The animation is something of a chaotic mix, bold and colourful and paying a lot of homage to western shows like Power Puff Girls, but with a style all of its own. Practically every other scene is animated in a slightly different style and during the angel and demon magical girl style transformation sequences the art suddenly goes top notch, one episode is almost entirely done in yet another style for reasons of the type of story that one’s telling. It is all however wonderful to look at with some particularly well executed action scenes. The first time the angels properly square off against the demons the resulting fight is both epic and incredibly animated.
The series is also great to listen to, many fans of the series prior to its DVD release will already have fallen in love with the Japanese voice cast and they are well reproduced here, but the English dub is also something of a triumph. The dub might polarize people who have already decided that the Japanese cast can’t be topped, but when you give them a chance they are actually great in the roles. Christopher Sabat really stands out as Garterbelt in particular and sounds like he was having a whale of a time. One problem I know people have is with the way in which the series has been reversioned. No dub is a straight translation due to lip synch issues and sometimes there’s various cultural stuff that won’t translate well, but this reversioning has taken quite a few liberties. There’s a lot more swearing added in and there’s a number of example of where the dialogue for Gartbelt has been adapted to be saying something rather different to the original (going by the subs which I understand tone down some of the original swearing themselves), although for me that just added to his character.

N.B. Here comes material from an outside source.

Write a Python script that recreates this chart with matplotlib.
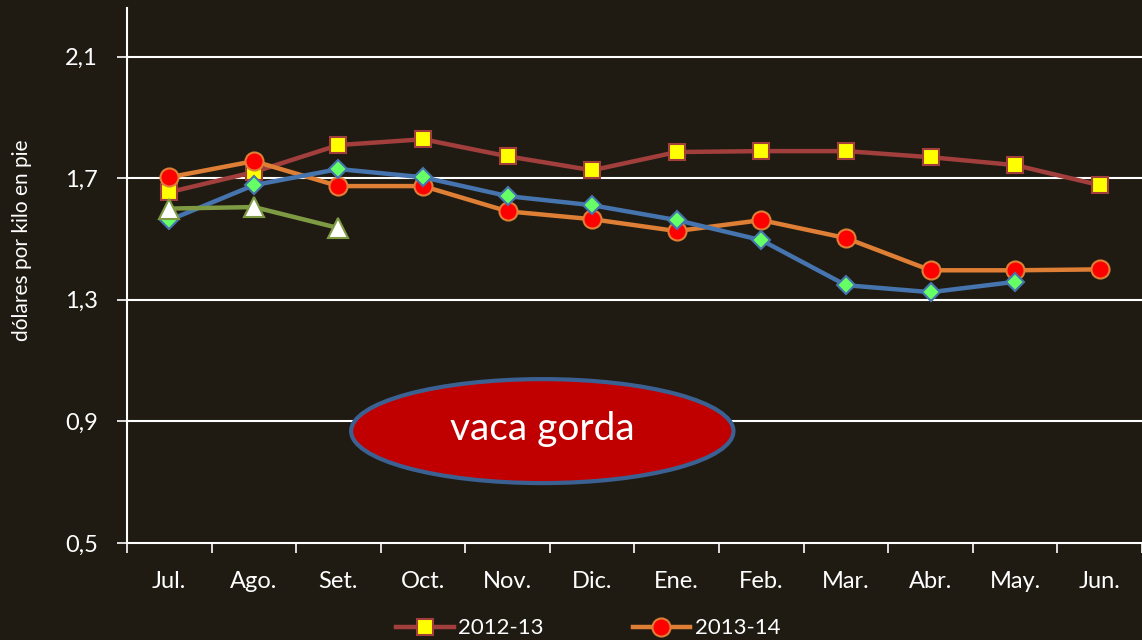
import matplotlib
matplotlib.use("Agg")
import matplotlib.pyplot as plt
from matplotlib.patches import Ellipse
import numpy as np

plt.rcParams['font.family'] = ['Lato', 'DejaVu Sans']

months = ["Jul.", "Ago.", "Set.", "Oct.", "Nov.", "Dic.", "Ene.", "Feb.", "Mar.", "Abr.", "May.", "Jun."]
s_2012_13 = [1.654, 1.72, 1.809, 1.828, 1.772, 1.726, 1.786, 1.789, 1.789, 1.769, 1.743, 1.677]
s_2013_14 = [1.703, 1.756, 1.674, 1.674, 1.591, 1.565, 1.526, 1.562, 1.503, 1.397, 1.397, 1.40]
s_2014_15 = [1.562, 1.677, 1.73, 1.703, 1.641, 1.611, 1.562, 1.496, 1.348, 1.325, 1.359]
s_2015_16 = [1.60, 1.605, 1.536]
yticks = [0.5, 0.9, 1.3, 1.7, 2.1]
ytick_labels = ["0,5", "0,9", "1,3", "1,7", "2,1"]

bg = "#1F1B12"
fig = plt.figure(figsize=(11.42, 6.40), dpi=100, facecolor=bg)
ax = fig.add_axes([0.1112, 0.1516, 0.8888, 0.836], facecolor=bg)

x = np.arange(len(months))
ax.set_xlim(-0.5, len(months) - 0.5)
ax.set_ylim(0.5, 2.26)

for yv in yticks[1:]:
    ax.axhline(yv, color="white", lw=1.5, zorder=1)

l1, = ax.plot(x[:len(s_2012_13)], s_2012_13, color="#A23F3D", lw=3.2, marker="s",
              markersize=12, markerfacecolor="#FFFF00", markeredgecolor="#A23F3D",
              markeredgewidth=1.5, zorder=3, label="2012-13")
l2, = ax.plot(x[:len(s_2013_14)], s_2013_14, color="#DF7F36", lw=3.2, marker="o",
              markersize=13, markerfacecolor="#FF0000", markeredgecolor="#DF7F36",
              markeredgewidth=1.5, zorder=4, label="2013-14")
l3, = ax.plot(x[:len(s_2014_15)], s_2014_15, color="#4674AE", lw=3.2, marker="D",
              markersize=9, markerfacecolor="#66FF66", markeredgecolor="#4674AE",
              markeredgewidth=1.5, zorder=5, label="2014-15")
l4, = ax.plot(x[:len(s_2015_16)], s_2015_16, color="#7E9A43", lw=3.2, marker="^",
              markersize=14, markerfacecolor="#FFFFFF", markeredgecolor="#7E9A43",
              markeredgewidth=1.5, zorder=6, label="2015-16")

ax.set_yticks(yticks)
ax.set_yticklabels(ytick_labels)
ax.set_xticks(np.arange(-0.5, len(months), 1.0))
ax.set_xticklabels([])
ax.set_xticks(x, minor=True)
ax.set_xticklabels(months, minor=True)
ax.tick_params(axis="x", which="major", colors="white", length=7, width=1.2, direction="out")
ax.tick_params(axis="x", which="minor", length=0, pad=20, labelcolor="white", labelsize=17)
ax.tick_params(axis="y", colors="white", length=7, width=1.2, direction="out", labelsize=17, pad=14)

for side in ["top", "right"]:
    ax.spines[side].set_visible(False)
for side in ["left", "bottom"]:
    ax.spines[side].set_color("white")
    ax.spines[side].set_linewidth(1.5)

fig.text(22 / 1142, 1 - 240 / 640, "dólares por kilo en pie", color="white", fontsize=15,
         rotation=90, ha="center", va="center")

ell = Ellipse((4.41, 0.868), width=4.52, height=0.342, facecolor="#C00000",
              edgecolor="#3B6193", lw=3, zorder=7)
ax.add_patch(ell)
ax.text(4.41, 0.875, "vaca gorda", color="white", fontsize=28, ha="center",
        va="center", zorder=8)

fig.legend(handles=[l1, l2], labels=["2012-13", "2013-14"], loc="center",
           bbox_to_anchor=(0.515, 0.018), ncol=2, frameon=False, fontsize=16,
           labelcolor="white", handlelength=2.6, columnspacing=4.0, handletextpad=0.2)

fig.savefig("out.png", dpi=100, facecolor=bg)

The changes worked for me as they recognised the absurdity of the series and how over the top it was and just went with it, but some may think they went too far and for them there’s always the original audio and subs.
On an interesting side note, the language in the dub would seem to be largely the reason this is saddled with an 18 certificate (the whole thing is crude and obnoxious, but not that bad), due to an extended parody of Tom Cruise (as his character from Magnolia) as a gameshow host. As I got the reference I found this hilarious, but as its use of language probably kicked this into the 18 bracket, thus making the buying market smaller, that wasn’t necessarily the best dubbing choice.
There’s actually a couple of hours worth of bonus features to be found. There’s the standard clean open and close, some promos, a sort of chat/discussion between cast and crew, outtakes, the OVAs and a bunch of footage of the Ghost explosions.
On another more pressing side note, this release has some major technical issues. A number of buyers (including our provided review copy) have noted that the ending of episodes 11 and 12 are cut off, this is annoying, but almost the entirety of the post credit sequence for episode 13 is gone – this is devastating given what happens in it. Manga UK are addressing this issue (read more here) by re-releasing the series in late September with fixed DVDs, so the advice is to hold off from buying for now until the re-release.
The series is raucous, extreme, queasy feeling inducing and utterly hilarious for the right viewer. If you like the sound of anything that’s been described here, then you’ll love it, if you don’t find that sort of humour appealing, then avoid it. If you can handle the insanity of the series, then it’s highly recommended.